Better still was to come closer to home in Glasgow, when he beat Olympic champion Elia Viviani to European omnium gold for his first major individual title – the “best result to date” according to Hayter – as well as Madison and team pursuit bronze.
Growing up in south London, Hayter learnt to ride pedalling around Tooting Bec Common, but had it not been for the efforts of countless individuals, local authorities and the backing of British Cycling towards the Save Herne Hill Velodrome campaign, then his track skills might not have blossomed.
“I was maybe 13, my friends were going down to Herne Hill velodrome, it had just been resurfaced,” Hayter says. “There was a while where it had a chance of closing down, they managed to get funding and resurfaced it. It just so happened that was when I started going down with my friends on Saturday mornings and Friday nights. I just caught the bug. I think it also helped that I was quite good at it.”
Even then, Hayter’s Olympic ambitions only truly crystallised when he moved to Manchester the day after his 18th birthday to join British Cycling’s Senior Academy squad in 2016, giving up on his A-level studies to join the programme.
If 2018 was his breakthrough year, then 2019 has been one of consolidation for Hayter, still accumulating medals but having to face the setbacks that any athlete can experience.
In February there was world team pursuit silver and omnium bronze on the track but then a crash when well placed at August’s Tour de l’Avenir resulted in a broken collarbone which ruled him out of the men’s under-23 race at the Road World Championships in Yorkshire, while October’s European Championships yielded only one medal this time, bronze in the team pursuit.

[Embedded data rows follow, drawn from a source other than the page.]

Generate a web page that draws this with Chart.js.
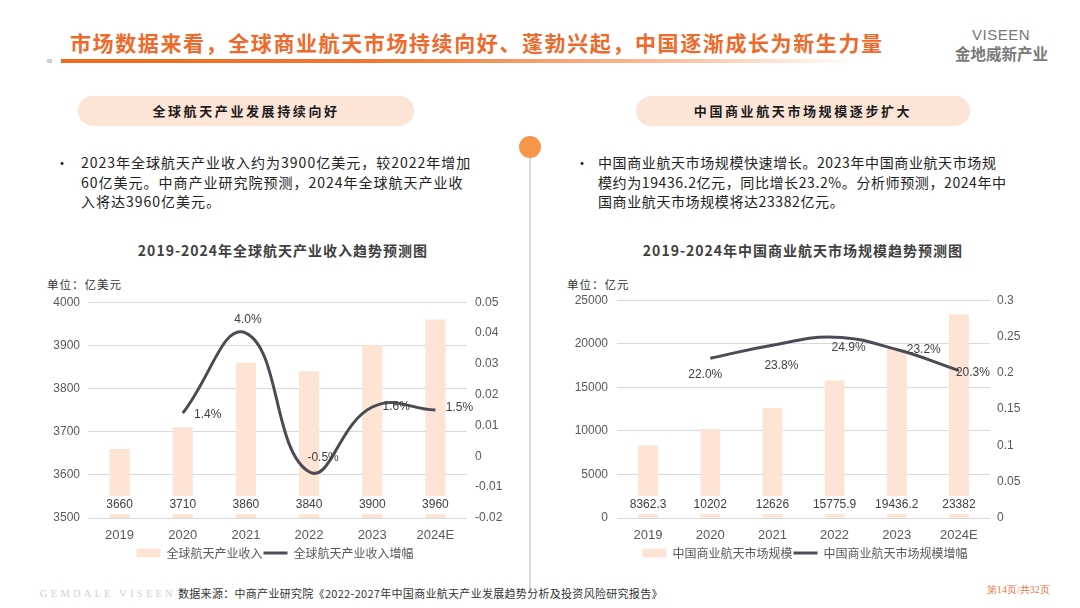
<!DOCTYPE html>
<html>
<head>
<meta charset="utf-8">
<script src="https://cdn.jsdelivr.net/npm/chart.js@4.4.1/dist/chart.umd.min.js"></script>
<style>
  body { margin: 0; width: 1080px; height: 608px; position: relative; background: #fff; overflow: hidden;
         font-family: "Noto Sans CJK SC", sans-serif; }
  .abs { position: absolute; white-space: nowrap; }
  .pill { position: absolute; height: 30px; border-radius: 15px; background: #FCE4D6; text-align: center;
          line-height: 30px; font-size: 13px; font-weight: bold; letter-spacing: 2.6px; color: #1a1a1a; }
  .bullet { position: absolute; font-size: 14px; line-height: 19.5px; letter-spacing: 1px; color: #222; white-space: nowrap; }
  .ctitle { position: absolute; font-size: 14px; font-weight: bold; letter-spacing: 1px; color: #404040; text-align: center; line-height: 16px; }
  .unit { position: absolute; font-size: 11.5px; letter-spacing: 1px; color: #333; line-height: 14px; }
  .chartbox { position: absolute; }
</style>
</head>
<body>
<!-- header -->
<div class="abs" style="left:70px;top:31px;font-size:21px;line-height:22px;font-weight:bold;letter-spacing:1.6px;color:#EE6A2C;">市场数据来看，全球商业航天市场持续向好、蓬勃兴起，中国逐渐成长为新生力量</div>
<div class="abs" style="left:47px;top:59px;width:5px;height:4px;background:#cfcfcf;"></div>
<div class="abs" style="left:61px;top:59px;width:800px;height:4px;background:linear-gradient(90deg,#EE6A1E 0%,#F07A30 40%,rgba(248,160,110,0.7) 75%,rgba(255,255,255,0) 100%);"></div>
<div class="abs" style="left:972px;top:27px;font-family:'Liberation Sans',sans-serif;font-size:15px;line-height:16px;color:#777;letter-spacing:0.5px;">VISEEN</div>
<div class="abs" style="left:955px;top:45px;font-size:15.5px;line-height:16px;font-weight:bold;color:#7a7a7a;">金地威新产业</div>

<div class="pill" style="left:78px;top:96px;width:336px;">全球航天产业发展持续向好</div>
<div class="pill" style="left:636px;top:96px;width:334px;">中国商业航天市场规模逐步扩大</div>

<!-- divider -->
<div class="abs" style="left:529px;top:148px;width:2px;height:445px;background:#d9d9d9;"></div>
<div class="abs" style="left:519px;top:136px;width:22px;height:22px;border-radius:11px;background:#F5964A;"></div>

<!-- bullets -->
<div class="abs" style="left:55px;top:152px;font-size:14px;line-height:20px;color:#222;">•</div>
<div class="bullet" style="left:81px;top:153px;">2023年全球航天产业收入约为3900亿美元，较2022年增加<br>60亿美元。中商产业研究院预测，2024年全球航天产业收<br>入将达3960亿美元。</div>
<div class="abs" style="left:575px;top:152px;font-size:14px;line-height:20px;color:#222;">•</div>
<div class="bullet" style="left:598px;top:153px;letter-spacing:0.6px;">中国商业航天市场规模快速增长。2023年中国商业航天市场规<br>模约为19436.2亿元，同比增长23.2%。分析师预测，2024年中<br>国商业航天市场规模将达23382亿元。</div>

<!-- chart titles -->
<div class="ctitle" style="left:83px;top:242px;width:400px;">2019-2024年全球航天产业收入趋势预测图</div>
<div class="ctitle" style="left:603px;top:242px;width:400px;">2019-2024年中国商业航天市场规模趋势预测图</div>
<div class="unit" style="left:47px;top:277px;">单位：亿美元</div>
<div class="unit" style="left:567px;top:277px;">单位：亿元</div>

<div class="chartbox" style="left:40px;top:287px;width:470px;height:282px;"><canvas id="globalChart"></canvas></div>
<div class="chartbox" style="left:560px;top:284px;width:490px;height:285px;"><canvas id="chinaChart"></canvas></div>

<!-- footer -->
<div class="abs" style="left:40px;top:588px;font-family:'Liberation Serif',serif;font-size:10.5px;letter-spacing:3.2px;color:#cfcfcf;line-height:12px;">GEMDALE VISEEN</div>
<div class="abs" style="left:178px;top:586px;font-size:11px;letter-spacing:0.3px;color:#333;line-height:14px;">数据来源：中商产业研究院《2022-2027年中国商业航天产业发展趋势分析及投资风险研究报告》</div>
<div class="abs" style="left:987px;top:584px;font-family:'Liberation Serif',serif;font-size:10px;color:#E8743B;line-height:12px;">第14页/共32页</div>

<script>
// categories
const years = ['2019', '2020', '2021', '2022', '2023', '2024E'];

// global space industry revenue (100M USD) and growth rate
const globalRevenue = [3660, 3710, 3860, 3840, 3900, 3960];
const globalGrowth = [null, 0.014, 0.04, -0.005, 0.016, 0.015];

// China commercial space market size (100M CNY) and growth rate
const chinaMarket = [8362.3, 10202, 12626, 15775.9, 19436.2, 23382];
const chinaGrowth = [null, 0.22, 0.238, 0.249, 0.232, 0.203];

// legend names
const globalNames = ['全球航天产业收入', '全球航天产业收入增幅'];
const chinaNames = ['中国商业航天市场规模', '中国商业航天市场规模增幅'];

// where each growth label sits relative to its point (px)
const globalLabelOffsets = [null, [25, 2], [2, -13], [14, -14], [24, 0], [24, -2]];
const chinaLabelOffsets = [null, [-5, 16], [9, 20], [14, 10], [27, 0], [14, 2]];

const barColor = '#FDE4D5';
const lineColor = '#4B4B55';
const tickColor = '#595959';
const tickFont = { family: '"Liberation Sans", "Noto Sans CJK SC"', size: 12 };
const xTickFont = { family: '"Liberation Sans", "Noto Sans CJK SC"', size: 13 };

const fmtNum = v => String(Math.round(v * 1000) / 1000);

// value labels: bar values with a white box at the bar foot, growth % next to the points
const valueLabels = {
  id: 'valueLabels',
  afterDatasetsDraw(chart, args, opts) {
    const { ctx, chartArea } = chart;
    ctx.save();
    ctx.font = '12px "Liberation Sans", "Noto Sans CJK SC"';
    ctx.textAlign = 'center';
    ctx.textBaseline = 'middle';

    const yb = chartArea.bottom - 13;
    chart.getDatasetMeta(0).data.forEach((bar, i) => {
      const txt = String(chart.data.datasets[0].data[i]);
      const w = ctx.measureText(txt).width + 6;
      ctx.fillStyle = '#fff';
      ctx.fillRect(bar.x - w / 2, yb - 9, w, 18);
      ctx.fillStyle = '#404040';
      ctx.fillText(txt, bar.x, yb);
    });

    chart.getDatasetMeta(1).data.forEach((pt, i) => {
      const v = chart.data.datasets[1].data[i];
      const off = opts.offsets[i];
      if (v == null || !off) return;
      ctx.fillStyle = '#404040';
      ctx.fillText((v * 100).toFixed(1) + '%', pt.x + off[0], pt.y + off[1]);
    });
    ctx.restore();
  }
};

function makeChart(id, names, bars, growth, offsets, yOpts, y1Opts, leftW, rightW) {
  return new Chart(document.getElementById(id), {
    type: 'bar',
    data: {
      labels: years,
      datasets: [
        {
          type: 'bar',
          label: names[0],
          data: bars,
          backgroundColor: barColor,
          borderWidth: 0,
          barPercentage: 0.32,
          categoryPercentage: 1,
          yAxisID: 'y',
          order: 2,
          pointStyle: 'rect',
        },
        {
          type: 'line',
          label: names[1],
          data: growth,
          borderColor: lineColor,
          backgroundColor: lineColor,
          borderWidth: 3,
          pointRadius: 0,
          tension: 0.45,
          yAxisID: 'y1',
          order: 1,
          pointStyle: 'line',
        }
      ]
    },
    options: {
      responsive: true,
      maintainAspectRatio: false,
      animation: false,
      layout: { padding: { top: 12, left: 0, right: 0, bottom: 0 } },
      plugins: {
        tooltip: { enabled: false },
        valueLabels: { offsets },
        legend: {
          position: 'bottom',
          labels: {
            usePointStyle: true,
            pointStyleWidth: 24,
            boxHeight: 9,
            padding: 1,
            color: tickColor,
            font: { family: '"Noto Sans CJK SC"', size: 12 },
            sort: (a, b) => a.datasetIndex - b.datasetIndex,
          }
        }
      },
      scales: {
        x: {
          grid: { display: false, drawTicks: false },
          border: { display: false },
          ticks: { color: tickColor, font: xTickFont, padding: 10 },
          afterFit: s => { s.height = 28; },
        },
        y: Object.assign({
          position: 'left',
          grid: { color: '#D9D9D9', drawTicks: false, lineWidth: 1 },
          border: { display: false },
          afterFit: s => { s.width = leftW; },
        }, yOpts),
        y1: Object.assign({
          position: 'right',
          grid: { display: false, drawTicks: false },
          border: { display: false },
          afterFit: s => { s.width = rightW; },
        }, y1Opts),
      }
    },
    plugins: [valueLabels]
  });
}

makeChart('globalChart', globalNames, globalRevenue, globalGrowth, globalLabelOffsets,
  { min: 3500, max: 4000, ticks: { stepSize: 100, color: tickColor, font: tickFont, padding: 8, callback: fmtNum } },
  { min: -0.02, max: 0.05, ticks: { stepSize: 0.01, color: tickColor, font: tickFont, padding: 8, callback: fmtNum } },
  48, 43);

makeChart('chinaChart', chinaNames, chinaMarket, chinaGrowth, chinaLabelOffsets,
  { min: 0, max: 25000, ticks: { stepSize: 5000, color: tickColor, font: tickFont, padding: 9, callback: fmtNum } },
  { min: 0, max: 0.3, ticks: { stepSize: 0.05, color: tickColor, font: tickFont, padding: 7, callback: fmtNum } },
  57, 60);
</script>
</body>
</html>
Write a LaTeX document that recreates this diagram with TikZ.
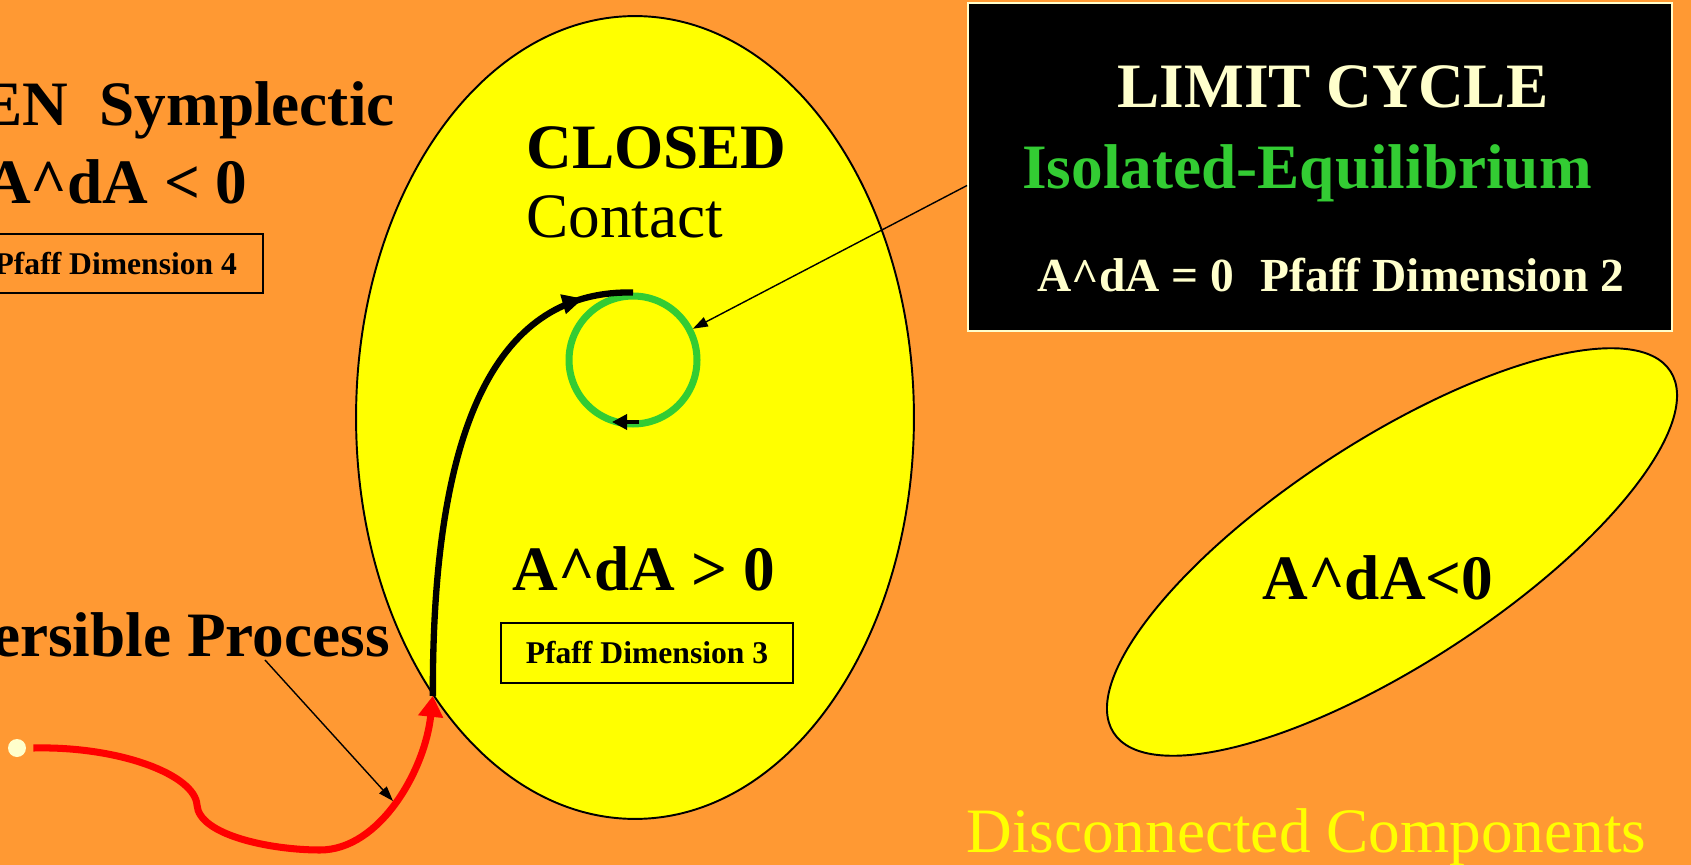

With his clear talent on the bike extending to the road, it is obvious he is a name for the future, too, and Team Ineos have already pounced, tying him down on a three-year deal in November. Team principal Sir Dave Brailsford took a look at Hayter previously when he was invited into the team – then named Team Sky – for the autumn of last season as a stagiaire (apprentice). He obviously liked what he saw.
"It’s the best place for me to begin my career as a professional road rider and the best place for me to be with the Olympics coming up next year."
We're excited to announce the signing of @ethan_hayter on a three-year contract.
— Team INEOS (@TeamINEOS) November 27, 2019
The agreement is for Hayter to focus on track cycling until after Tokyo and then switch attention to the road. A return to the track would not be out of the question for another Games – Mark Cavendish, for example, returned to the boards to win omnium silver at Rio – but it further puts the spotlight on the young rider if he wants his three Olympic golds in one Games.
“The next Bradley Wiggins,” was how Ed Clancy, the three-time Olympic champion, described team-mate Hayter after their 2018 team pursuit world title-winning ride together – a comparison which grows further now, given the road racing expertise he has at his disposal with Team Ineos and the opportunities ahead.
The man himself responds to such lofty comments with an air of modesty, but for an individual already harbouring bold Tokyo targets, you assume the combined track and road exploits of Sir Bradley are not totally out of his mind.
“Obviously I don’t hear it and think, ‘Oh yes, I’ll be the next Bradley Wiggins.’ But you hear it and the fact that he [Ed] believes it is possible, is quite exciting and something I’d like to do. If I get three golds then, yes, I am well on the way.”